(Task goal)
Give back, word for word, only the lines from the opening of the records through the one with "(0,0) rectangle (844,332);". Pictures stay out.

Entries from a dataset
-=-=-

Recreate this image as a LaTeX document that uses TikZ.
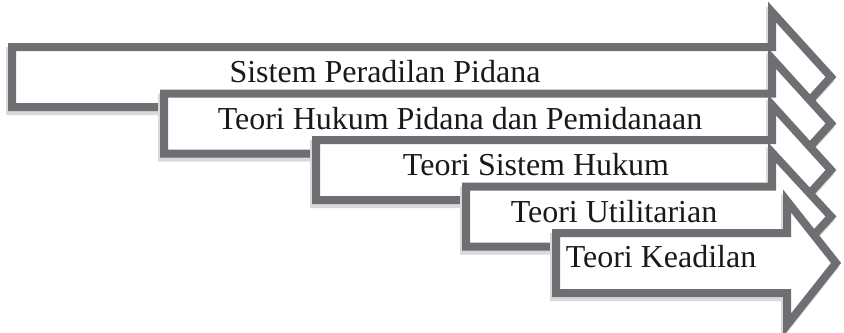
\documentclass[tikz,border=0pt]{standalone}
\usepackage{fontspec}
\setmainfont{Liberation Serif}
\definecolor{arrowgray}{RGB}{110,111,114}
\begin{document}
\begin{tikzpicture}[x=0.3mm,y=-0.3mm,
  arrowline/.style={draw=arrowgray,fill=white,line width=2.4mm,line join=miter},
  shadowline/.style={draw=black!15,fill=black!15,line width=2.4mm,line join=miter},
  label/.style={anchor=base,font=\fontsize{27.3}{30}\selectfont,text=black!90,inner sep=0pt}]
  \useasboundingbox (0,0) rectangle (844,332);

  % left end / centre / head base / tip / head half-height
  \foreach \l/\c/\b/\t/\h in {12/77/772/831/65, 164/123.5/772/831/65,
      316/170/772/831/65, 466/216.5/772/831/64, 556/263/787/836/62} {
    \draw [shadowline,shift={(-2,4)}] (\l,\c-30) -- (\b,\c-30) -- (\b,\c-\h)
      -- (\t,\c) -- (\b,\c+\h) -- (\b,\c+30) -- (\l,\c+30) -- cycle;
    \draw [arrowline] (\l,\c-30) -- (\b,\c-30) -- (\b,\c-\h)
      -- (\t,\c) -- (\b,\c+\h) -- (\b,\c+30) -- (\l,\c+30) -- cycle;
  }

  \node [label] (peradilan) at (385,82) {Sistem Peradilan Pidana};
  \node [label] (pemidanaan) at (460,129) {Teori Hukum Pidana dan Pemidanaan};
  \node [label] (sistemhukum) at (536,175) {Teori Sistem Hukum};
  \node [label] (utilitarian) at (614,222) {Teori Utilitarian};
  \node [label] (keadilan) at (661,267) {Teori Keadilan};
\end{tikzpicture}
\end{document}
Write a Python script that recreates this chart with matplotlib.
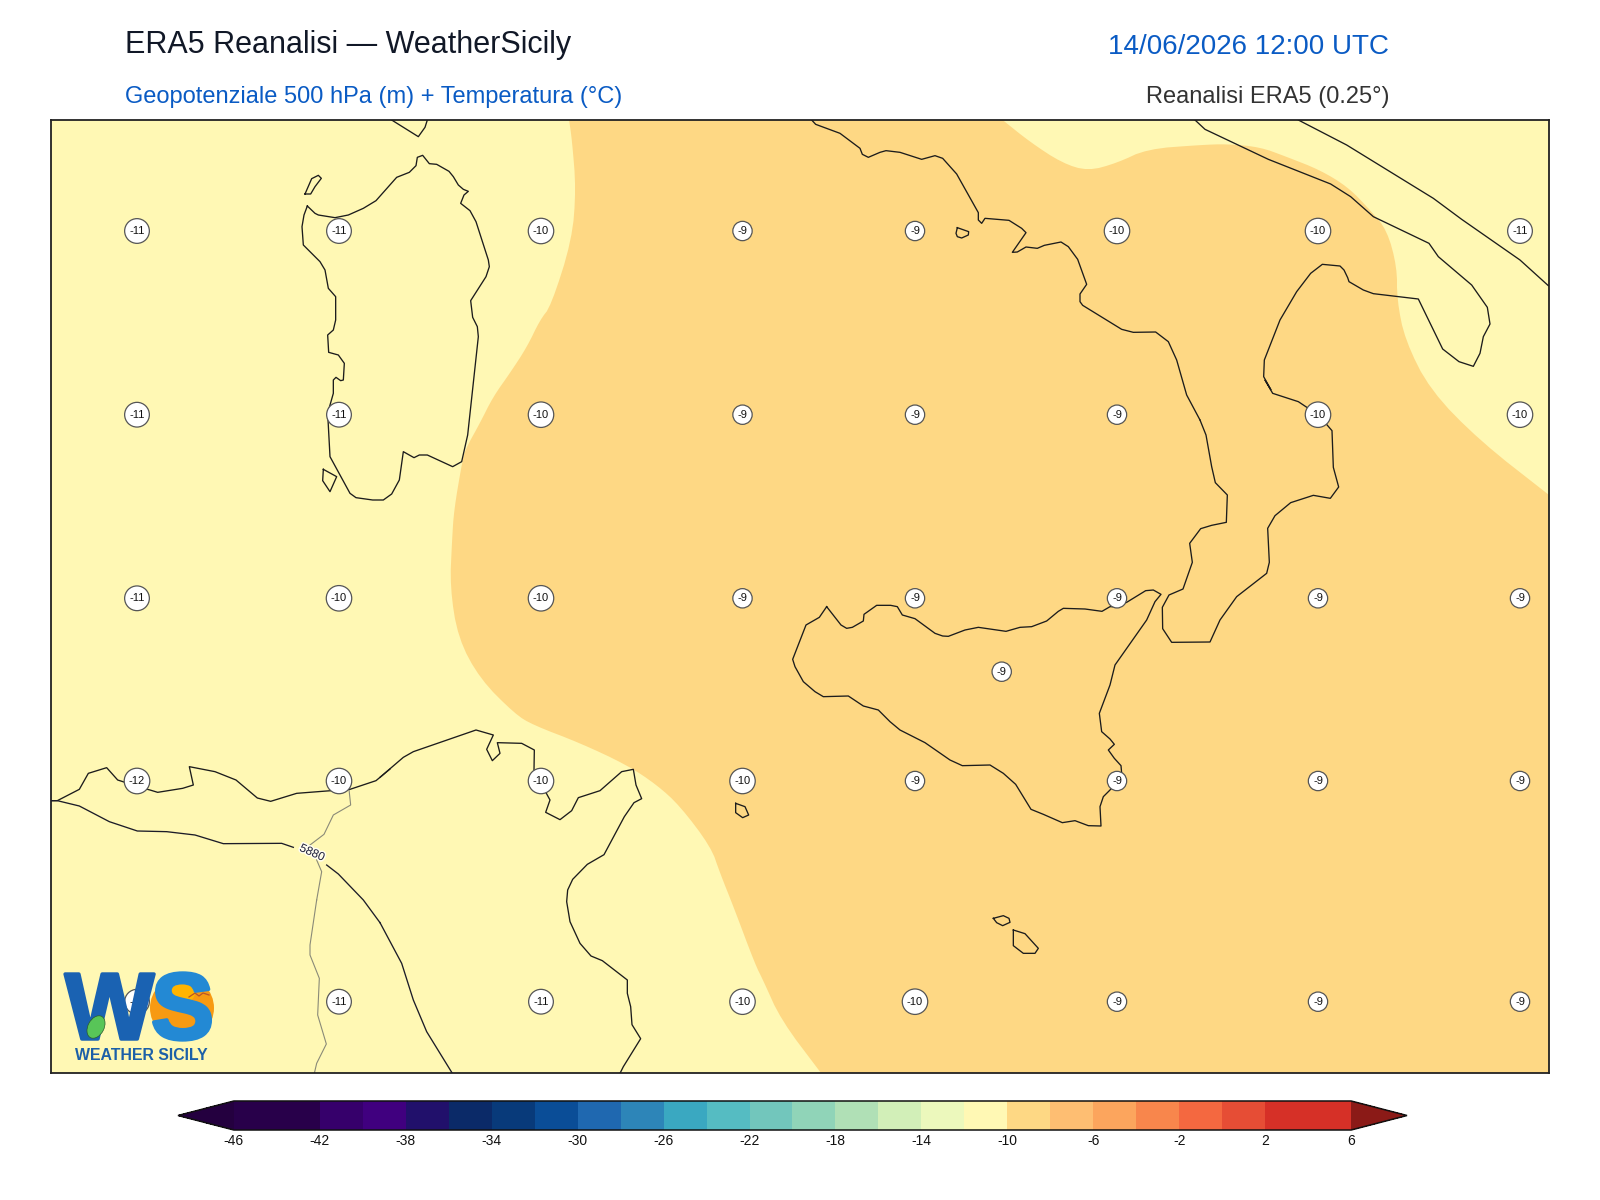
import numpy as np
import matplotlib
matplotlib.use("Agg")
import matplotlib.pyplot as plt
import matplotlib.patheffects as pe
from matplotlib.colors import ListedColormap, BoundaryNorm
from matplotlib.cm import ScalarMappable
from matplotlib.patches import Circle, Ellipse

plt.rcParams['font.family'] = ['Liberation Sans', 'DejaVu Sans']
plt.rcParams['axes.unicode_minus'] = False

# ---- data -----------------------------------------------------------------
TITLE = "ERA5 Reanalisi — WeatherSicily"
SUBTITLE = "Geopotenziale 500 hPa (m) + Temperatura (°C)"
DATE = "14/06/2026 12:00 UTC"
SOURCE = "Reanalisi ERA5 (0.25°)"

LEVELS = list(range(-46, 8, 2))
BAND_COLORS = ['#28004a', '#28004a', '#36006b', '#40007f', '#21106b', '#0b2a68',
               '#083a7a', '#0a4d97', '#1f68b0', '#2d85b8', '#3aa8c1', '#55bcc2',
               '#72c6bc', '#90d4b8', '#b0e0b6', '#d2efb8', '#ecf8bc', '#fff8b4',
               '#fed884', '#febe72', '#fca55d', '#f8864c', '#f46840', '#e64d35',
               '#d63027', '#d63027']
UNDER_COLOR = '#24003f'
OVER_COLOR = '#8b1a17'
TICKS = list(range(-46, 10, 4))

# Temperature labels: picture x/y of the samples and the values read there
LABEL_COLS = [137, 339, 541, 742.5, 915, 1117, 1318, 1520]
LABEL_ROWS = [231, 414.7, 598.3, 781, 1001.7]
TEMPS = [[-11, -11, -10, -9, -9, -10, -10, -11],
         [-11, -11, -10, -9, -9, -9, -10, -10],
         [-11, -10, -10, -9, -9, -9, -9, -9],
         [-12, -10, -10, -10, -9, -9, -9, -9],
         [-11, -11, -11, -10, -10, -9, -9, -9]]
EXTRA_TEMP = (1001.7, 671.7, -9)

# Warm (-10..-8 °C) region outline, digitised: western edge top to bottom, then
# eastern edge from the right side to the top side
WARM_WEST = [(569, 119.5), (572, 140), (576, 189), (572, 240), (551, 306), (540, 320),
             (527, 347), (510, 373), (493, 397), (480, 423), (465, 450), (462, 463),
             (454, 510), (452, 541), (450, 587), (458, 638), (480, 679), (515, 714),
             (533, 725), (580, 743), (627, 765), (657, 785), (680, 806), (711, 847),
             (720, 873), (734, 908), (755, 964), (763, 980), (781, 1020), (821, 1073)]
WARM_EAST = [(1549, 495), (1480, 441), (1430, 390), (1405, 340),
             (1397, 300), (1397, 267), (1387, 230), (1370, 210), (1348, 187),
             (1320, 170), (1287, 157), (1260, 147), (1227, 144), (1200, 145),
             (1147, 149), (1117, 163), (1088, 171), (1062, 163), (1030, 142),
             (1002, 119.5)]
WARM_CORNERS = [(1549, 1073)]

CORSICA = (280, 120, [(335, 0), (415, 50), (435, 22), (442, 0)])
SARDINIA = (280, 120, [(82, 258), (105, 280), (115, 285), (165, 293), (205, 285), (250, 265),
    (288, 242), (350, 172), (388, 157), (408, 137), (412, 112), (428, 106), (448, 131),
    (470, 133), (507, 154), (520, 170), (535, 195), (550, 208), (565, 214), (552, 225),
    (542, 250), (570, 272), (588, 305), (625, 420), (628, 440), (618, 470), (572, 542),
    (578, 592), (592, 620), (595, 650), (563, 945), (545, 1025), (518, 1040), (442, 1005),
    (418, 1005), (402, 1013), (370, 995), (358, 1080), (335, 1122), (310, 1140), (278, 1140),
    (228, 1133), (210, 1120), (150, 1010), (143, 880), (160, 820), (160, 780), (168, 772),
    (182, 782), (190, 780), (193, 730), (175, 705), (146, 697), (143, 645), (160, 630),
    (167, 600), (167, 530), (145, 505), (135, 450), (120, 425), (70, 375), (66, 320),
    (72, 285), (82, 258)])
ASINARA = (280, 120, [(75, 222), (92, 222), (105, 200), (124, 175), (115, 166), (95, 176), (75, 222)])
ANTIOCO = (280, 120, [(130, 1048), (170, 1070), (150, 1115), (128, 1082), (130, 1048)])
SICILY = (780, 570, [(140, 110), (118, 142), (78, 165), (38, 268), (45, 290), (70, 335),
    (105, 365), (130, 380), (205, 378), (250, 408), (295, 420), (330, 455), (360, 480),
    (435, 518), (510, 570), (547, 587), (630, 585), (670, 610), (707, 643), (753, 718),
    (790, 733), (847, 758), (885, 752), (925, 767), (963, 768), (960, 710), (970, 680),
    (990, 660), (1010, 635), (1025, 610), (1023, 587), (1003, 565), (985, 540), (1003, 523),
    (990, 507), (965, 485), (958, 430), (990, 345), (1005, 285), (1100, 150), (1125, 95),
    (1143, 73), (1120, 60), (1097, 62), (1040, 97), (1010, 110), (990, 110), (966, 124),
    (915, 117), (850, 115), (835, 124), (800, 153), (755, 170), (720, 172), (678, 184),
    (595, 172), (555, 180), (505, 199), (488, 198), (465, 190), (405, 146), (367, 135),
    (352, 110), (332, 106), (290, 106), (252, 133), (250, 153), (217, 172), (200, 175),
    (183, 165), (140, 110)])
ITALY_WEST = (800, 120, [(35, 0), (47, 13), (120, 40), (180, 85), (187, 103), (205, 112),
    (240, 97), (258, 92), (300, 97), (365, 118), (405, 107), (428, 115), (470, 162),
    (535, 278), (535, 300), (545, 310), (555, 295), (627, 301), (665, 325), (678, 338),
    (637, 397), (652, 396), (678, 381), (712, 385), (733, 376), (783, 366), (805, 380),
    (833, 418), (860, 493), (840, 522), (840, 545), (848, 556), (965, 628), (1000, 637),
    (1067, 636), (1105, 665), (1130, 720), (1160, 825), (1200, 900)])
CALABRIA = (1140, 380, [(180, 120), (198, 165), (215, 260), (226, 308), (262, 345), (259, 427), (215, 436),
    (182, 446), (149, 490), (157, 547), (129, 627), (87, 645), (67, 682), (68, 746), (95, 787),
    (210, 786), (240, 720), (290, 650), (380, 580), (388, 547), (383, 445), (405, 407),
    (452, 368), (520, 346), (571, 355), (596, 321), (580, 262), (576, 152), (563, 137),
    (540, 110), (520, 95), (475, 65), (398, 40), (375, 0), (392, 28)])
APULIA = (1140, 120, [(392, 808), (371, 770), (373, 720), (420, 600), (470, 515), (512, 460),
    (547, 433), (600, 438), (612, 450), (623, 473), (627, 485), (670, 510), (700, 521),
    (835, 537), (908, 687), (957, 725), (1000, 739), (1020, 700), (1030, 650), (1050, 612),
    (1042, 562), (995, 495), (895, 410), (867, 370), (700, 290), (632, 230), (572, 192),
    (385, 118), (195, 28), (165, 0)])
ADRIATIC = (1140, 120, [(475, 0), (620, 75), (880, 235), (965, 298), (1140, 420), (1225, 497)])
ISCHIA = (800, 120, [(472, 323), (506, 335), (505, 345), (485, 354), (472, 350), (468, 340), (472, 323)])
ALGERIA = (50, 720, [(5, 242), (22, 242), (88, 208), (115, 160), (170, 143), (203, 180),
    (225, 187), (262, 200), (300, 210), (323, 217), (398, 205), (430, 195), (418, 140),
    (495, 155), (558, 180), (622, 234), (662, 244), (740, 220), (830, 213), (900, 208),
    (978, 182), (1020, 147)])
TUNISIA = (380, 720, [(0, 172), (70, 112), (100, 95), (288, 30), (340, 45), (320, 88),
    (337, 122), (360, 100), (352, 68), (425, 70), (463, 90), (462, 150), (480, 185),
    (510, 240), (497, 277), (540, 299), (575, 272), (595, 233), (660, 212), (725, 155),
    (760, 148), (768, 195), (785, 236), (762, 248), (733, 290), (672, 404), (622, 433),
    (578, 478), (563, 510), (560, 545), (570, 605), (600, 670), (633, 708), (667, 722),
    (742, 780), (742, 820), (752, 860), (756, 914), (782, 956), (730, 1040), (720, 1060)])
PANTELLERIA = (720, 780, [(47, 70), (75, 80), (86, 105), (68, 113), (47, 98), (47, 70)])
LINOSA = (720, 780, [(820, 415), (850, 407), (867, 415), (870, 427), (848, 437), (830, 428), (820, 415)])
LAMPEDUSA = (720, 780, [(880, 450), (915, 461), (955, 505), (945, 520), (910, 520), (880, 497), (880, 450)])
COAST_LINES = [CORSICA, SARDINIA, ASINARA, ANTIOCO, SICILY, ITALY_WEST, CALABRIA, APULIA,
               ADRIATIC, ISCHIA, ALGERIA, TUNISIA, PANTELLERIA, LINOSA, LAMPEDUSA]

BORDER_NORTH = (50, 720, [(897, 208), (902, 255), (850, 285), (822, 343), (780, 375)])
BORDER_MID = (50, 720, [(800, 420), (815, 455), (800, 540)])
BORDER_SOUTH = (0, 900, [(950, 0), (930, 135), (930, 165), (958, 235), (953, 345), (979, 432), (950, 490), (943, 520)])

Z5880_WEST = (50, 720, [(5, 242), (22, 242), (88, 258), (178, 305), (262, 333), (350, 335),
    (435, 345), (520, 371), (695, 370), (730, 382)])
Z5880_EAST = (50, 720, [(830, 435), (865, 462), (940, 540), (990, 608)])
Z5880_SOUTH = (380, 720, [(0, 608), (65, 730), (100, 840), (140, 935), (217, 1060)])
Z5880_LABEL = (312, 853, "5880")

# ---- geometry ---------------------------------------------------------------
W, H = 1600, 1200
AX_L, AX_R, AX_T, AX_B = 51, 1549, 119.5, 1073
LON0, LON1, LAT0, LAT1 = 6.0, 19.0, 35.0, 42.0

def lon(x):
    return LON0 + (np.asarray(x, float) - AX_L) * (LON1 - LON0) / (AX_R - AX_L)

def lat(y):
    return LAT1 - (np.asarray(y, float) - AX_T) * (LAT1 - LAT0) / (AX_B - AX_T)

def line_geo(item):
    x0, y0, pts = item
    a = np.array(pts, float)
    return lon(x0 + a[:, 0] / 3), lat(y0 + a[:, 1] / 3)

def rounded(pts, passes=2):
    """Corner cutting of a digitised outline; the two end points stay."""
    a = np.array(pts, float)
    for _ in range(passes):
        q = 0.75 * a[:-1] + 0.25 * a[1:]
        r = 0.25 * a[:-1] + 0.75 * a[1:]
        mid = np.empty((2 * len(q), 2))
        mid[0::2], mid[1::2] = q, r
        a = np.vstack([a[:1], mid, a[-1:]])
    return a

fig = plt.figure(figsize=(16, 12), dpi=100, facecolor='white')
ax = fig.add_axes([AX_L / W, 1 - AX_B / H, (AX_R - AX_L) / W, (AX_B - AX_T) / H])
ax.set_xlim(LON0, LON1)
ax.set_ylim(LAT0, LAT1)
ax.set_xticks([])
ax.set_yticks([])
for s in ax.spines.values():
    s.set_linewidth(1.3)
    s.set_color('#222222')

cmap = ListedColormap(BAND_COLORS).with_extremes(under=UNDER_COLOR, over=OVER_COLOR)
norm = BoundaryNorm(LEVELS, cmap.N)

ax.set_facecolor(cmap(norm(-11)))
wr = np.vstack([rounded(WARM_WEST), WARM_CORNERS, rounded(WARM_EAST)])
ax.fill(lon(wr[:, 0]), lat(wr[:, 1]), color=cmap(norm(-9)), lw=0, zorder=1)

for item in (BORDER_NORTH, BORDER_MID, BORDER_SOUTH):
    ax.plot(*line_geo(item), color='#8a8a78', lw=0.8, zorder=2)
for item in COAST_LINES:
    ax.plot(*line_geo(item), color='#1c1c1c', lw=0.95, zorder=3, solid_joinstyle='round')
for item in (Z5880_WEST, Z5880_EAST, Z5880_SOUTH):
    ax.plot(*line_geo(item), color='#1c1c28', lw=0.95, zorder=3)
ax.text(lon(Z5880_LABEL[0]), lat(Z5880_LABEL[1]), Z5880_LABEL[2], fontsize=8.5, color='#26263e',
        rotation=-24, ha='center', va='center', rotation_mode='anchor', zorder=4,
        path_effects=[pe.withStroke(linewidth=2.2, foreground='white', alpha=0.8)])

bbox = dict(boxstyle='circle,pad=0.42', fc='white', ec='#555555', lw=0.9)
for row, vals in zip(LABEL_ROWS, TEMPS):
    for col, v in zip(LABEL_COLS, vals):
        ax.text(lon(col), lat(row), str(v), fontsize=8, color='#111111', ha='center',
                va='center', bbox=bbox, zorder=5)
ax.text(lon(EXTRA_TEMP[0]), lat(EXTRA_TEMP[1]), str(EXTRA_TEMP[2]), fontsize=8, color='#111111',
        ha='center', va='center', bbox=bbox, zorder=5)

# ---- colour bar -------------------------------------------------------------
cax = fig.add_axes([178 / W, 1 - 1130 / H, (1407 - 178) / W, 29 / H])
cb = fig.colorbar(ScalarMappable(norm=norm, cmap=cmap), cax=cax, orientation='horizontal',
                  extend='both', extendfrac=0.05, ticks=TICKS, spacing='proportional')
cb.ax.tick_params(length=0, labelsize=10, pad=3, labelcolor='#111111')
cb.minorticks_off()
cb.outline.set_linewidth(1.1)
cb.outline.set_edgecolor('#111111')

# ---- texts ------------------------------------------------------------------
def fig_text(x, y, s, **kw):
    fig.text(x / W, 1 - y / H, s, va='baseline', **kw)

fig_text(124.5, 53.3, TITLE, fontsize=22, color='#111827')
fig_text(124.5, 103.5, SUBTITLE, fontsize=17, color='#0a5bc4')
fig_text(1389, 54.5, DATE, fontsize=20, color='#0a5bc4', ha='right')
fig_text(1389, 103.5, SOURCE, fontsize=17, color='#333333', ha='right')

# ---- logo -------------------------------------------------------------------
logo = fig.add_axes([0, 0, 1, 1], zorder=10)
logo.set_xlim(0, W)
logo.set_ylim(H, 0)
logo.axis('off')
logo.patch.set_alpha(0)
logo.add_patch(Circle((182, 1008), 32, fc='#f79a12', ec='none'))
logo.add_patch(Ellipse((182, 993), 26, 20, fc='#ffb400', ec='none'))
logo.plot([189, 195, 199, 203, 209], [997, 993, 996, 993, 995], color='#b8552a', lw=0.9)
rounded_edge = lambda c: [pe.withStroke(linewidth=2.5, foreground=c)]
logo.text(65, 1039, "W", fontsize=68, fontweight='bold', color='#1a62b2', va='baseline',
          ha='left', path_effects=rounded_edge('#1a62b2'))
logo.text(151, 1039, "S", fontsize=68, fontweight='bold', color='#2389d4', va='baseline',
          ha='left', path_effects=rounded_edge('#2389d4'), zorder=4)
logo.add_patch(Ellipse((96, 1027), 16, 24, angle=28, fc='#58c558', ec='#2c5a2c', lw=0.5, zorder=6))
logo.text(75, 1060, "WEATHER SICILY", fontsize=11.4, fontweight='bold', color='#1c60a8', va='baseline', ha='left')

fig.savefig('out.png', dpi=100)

-=-=-

(Response)
Recreate this image as a LaTeX document that uses TikZ.
\documentclass[tikz,border=0pt]{standalone}
\usepackage{fontspec}
\setmainfont{Liberation Serif}
\definecolor{arrowgray}{RGB}{110,111,114}
\begin{document}
\begin{tikzpicture}[x=0.3mm,y=-0.3mm,
  arrowline/.style={draw=arrowgray,fill=white,line width=2.4mm,line join=miter},
  shadowline/.style={draw=black!15,fill=black!15,line width=2.4mm,line join=miter},
  label/.style={anchor=base,font=\fontsize{27.3}{30}\selectfont,text=black!90,inner sep=0pt}]
  \useasboundingbox (0,0) rectangle (844,332);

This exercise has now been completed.